### Material for this exercise

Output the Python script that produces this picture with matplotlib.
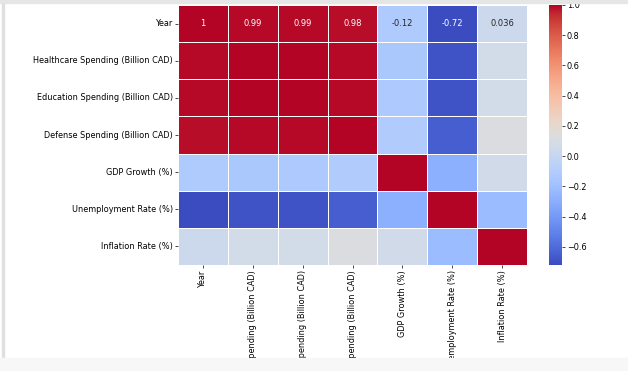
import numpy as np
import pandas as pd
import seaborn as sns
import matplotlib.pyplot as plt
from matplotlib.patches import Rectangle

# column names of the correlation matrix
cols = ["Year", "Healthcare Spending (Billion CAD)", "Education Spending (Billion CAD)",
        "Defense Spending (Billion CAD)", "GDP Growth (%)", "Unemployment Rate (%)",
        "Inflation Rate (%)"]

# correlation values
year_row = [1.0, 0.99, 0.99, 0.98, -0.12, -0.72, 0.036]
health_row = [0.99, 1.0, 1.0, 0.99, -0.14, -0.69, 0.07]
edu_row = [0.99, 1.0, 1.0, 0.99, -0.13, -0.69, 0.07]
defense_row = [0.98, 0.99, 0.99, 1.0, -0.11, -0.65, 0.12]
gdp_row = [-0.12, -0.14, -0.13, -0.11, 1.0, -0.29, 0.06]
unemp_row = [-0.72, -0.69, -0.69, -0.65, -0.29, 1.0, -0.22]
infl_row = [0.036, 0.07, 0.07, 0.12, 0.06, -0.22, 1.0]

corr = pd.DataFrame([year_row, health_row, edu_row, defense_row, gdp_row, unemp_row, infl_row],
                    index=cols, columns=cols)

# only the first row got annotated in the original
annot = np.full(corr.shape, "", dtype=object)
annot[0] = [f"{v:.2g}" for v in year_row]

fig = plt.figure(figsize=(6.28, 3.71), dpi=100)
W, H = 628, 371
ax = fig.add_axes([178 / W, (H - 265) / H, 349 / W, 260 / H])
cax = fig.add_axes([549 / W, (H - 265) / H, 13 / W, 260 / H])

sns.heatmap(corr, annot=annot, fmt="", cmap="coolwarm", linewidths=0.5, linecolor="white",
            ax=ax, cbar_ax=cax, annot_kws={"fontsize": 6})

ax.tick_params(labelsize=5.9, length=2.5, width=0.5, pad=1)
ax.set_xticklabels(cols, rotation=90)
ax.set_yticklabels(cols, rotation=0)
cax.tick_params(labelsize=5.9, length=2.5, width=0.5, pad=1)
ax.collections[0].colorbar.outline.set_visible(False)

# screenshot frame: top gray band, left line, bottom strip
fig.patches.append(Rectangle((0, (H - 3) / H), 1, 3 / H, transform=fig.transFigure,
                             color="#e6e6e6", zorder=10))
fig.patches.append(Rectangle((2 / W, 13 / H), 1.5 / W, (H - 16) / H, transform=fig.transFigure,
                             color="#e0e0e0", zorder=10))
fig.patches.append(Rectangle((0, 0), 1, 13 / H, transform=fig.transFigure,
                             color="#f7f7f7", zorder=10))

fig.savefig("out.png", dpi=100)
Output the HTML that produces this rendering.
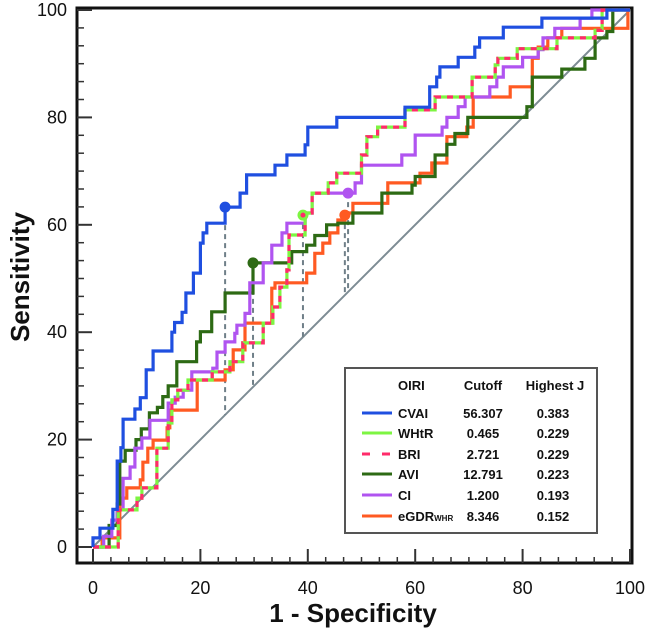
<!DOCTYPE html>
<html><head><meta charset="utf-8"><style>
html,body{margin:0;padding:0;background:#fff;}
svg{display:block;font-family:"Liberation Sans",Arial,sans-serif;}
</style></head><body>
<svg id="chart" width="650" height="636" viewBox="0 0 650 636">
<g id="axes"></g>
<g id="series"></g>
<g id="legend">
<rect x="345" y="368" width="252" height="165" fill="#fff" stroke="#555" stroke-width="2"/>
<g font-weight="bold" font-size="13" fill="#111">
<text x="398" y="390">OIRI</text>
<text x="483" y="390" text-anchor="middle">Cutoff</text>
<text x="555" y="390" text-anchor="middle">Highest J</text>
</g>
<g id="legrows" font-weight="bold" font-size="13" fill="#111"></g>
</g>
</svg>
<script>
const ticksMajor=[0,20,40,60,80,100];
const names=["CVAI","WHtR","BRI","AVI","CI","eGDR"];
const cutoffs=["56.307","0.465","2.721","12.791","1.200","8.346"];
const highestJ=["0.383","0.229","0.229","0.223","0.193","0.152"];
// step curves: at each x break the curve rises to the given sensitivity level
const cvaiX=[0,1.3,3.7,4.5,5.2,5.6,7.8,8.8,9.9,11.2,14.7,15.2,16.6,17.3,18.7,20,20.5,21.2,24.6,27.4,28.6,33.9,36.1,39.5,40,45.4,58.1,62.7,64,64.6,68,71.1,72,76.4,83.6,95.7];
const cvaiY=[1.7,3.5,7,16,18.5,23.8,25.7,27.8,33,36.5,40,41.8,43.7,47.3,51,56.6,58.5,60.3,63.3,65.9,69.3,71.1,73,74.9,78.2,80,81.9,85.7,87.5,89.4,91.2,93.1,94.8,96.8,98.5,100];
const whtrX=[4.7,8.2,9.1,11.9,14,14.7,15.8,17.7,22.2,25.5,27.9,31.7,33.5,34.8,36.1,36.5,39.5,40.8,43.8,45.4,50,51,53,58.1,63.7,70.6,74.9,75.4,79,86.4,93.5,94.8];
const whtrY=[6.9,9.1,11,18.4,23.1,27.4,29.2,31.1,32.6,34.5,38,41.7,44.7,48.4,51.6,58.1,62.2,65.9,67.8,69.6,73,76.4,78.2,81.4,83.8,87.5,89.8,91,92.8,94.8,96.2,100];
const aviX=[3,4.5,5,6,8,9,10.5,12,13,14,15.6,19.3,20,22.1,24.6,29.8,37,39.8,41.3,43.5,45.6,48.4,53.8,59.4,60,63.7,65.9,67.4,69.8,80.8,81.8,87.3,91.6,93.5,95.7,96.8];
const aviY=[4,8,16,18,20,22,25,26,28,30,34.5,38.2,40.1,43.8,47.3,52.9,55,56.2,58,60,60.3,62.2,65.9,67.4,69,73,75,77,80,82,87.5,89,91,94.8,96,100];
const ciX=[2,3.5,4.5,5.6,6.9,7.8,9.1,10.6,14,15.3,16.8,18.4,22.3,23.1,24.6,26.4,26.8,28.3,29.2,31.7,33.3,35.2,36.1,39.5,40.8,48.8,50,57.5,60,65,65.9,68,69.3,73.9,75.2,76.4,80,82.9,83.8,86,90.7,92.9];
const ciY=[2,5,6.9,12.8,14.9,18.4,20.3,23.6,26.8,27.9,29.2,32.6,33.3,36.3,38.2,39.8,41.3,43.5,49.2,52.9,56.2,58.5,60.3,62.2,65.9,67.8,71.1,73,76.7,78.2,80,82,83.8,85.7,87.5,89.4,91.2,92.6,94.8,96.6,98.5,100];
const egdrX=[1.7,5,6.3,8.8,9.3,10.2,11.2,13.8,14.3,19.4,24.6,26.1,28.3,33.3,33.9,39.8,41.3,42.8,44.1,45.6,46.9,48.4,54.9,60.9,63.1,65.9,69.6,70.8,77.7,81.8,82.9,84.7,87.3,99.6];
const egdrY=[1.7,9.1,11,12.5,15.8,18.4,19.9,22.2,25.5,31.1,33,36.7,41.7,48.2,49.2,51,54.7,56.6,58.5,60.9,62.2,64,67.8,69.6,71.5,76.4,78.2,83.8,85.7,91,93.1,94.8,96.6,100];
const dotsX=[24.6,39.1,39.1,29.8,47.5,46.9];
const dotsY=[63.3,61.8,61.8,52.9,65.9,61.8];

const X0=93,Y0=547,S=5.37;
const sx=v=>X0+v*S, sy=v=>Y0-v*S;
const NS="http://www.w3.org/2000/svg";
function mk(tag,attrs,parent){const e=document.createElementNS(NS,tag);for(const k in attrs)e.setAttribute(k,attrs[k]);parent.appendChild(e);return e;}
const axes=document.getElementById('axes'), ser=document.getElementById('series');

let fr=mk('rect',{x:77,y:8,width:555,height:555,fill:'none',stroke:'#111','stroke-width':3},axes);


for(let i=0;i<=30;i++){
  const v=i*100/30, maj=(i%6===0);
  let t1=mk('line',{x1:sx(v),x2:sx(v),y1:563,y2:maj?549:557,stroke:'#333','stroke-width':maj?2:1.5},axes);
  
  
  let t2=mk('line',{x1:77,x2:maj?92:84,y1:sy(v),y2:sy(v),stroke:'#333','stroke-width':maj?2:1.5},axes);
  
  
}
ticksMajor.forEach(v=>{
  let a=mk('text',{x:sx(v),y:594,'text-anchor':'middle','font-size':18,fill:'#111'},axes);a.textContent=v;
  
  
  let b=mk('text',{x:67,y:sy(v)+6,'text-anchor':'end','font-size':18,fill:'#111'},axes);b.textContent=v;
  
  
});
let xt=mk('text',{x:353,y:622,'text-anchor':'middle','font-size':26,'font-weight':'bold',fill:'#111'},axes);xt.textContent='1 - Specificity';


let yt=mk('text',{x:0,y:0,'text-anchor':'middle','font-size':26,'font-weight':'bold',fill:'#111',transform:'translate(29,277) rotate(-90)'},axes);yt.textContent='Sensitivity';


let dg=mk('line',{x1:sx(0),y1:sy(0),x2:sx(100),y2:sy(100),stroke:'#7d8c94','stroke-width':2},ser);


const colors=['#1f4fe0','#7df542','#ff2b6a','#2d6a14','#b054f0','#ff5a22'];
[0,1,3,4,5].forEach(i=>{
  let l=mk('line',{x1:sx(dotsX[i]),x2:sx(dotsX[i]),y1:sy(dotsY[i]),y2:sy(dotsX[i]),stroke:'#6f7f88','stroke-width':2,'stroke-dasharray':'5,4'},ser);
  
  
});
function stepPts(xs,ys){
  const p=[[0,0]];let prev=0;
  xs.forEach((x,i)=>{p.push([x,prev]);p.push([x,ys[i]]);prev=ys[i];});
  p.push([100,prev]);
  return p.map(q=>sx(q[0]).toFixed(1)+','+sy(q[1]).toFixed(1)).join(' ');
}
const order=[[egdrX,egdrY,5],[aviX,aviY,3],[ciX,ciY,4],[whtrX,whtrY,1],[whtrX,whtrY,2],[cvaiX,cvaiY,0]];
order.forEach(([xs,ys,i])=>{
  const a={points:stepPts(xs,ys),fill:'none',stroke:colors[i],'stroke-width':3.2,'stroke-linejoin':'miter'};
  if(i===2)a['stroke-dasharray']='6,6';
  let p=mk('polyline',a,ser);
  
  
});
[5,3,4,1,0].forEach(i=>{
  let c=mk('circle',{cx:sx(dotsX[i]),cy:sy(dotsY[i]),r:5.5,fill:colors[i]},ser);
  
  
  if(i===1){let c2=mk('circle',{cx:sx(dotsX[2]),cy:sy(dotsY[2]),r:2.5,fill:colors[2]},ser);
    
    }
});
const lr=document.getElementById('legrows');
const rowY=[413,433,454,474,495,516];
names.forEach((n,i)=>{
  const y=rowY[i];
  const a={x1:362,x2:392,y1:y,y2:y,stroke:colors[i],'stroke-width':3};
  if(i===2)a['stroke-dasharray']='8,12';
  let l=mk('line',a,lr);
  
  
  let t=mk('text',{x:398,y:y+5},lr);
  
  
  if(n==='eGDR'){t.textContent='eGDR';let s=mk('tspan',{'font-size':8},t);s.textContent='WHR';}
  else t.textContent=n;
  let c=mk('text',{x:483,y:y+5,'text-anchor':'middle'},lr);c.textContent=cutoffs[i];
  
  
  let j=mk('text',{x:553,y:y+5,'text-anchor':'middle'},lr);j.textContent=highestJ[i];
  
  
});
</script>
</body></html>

######

» Task statement: Take the lines from the first line of the entries through the line with "from matplotlib.patches import Rectangle", inclusive, and give them again exactly, minus any pictures.

» Written solution:
Output the Python script that produces this picture with matplotlib.
import numpy as np
import pandas as pd
import seaborn as sns
import matplotlib.pyplot as plt
from matplotlib.patches import Rectangle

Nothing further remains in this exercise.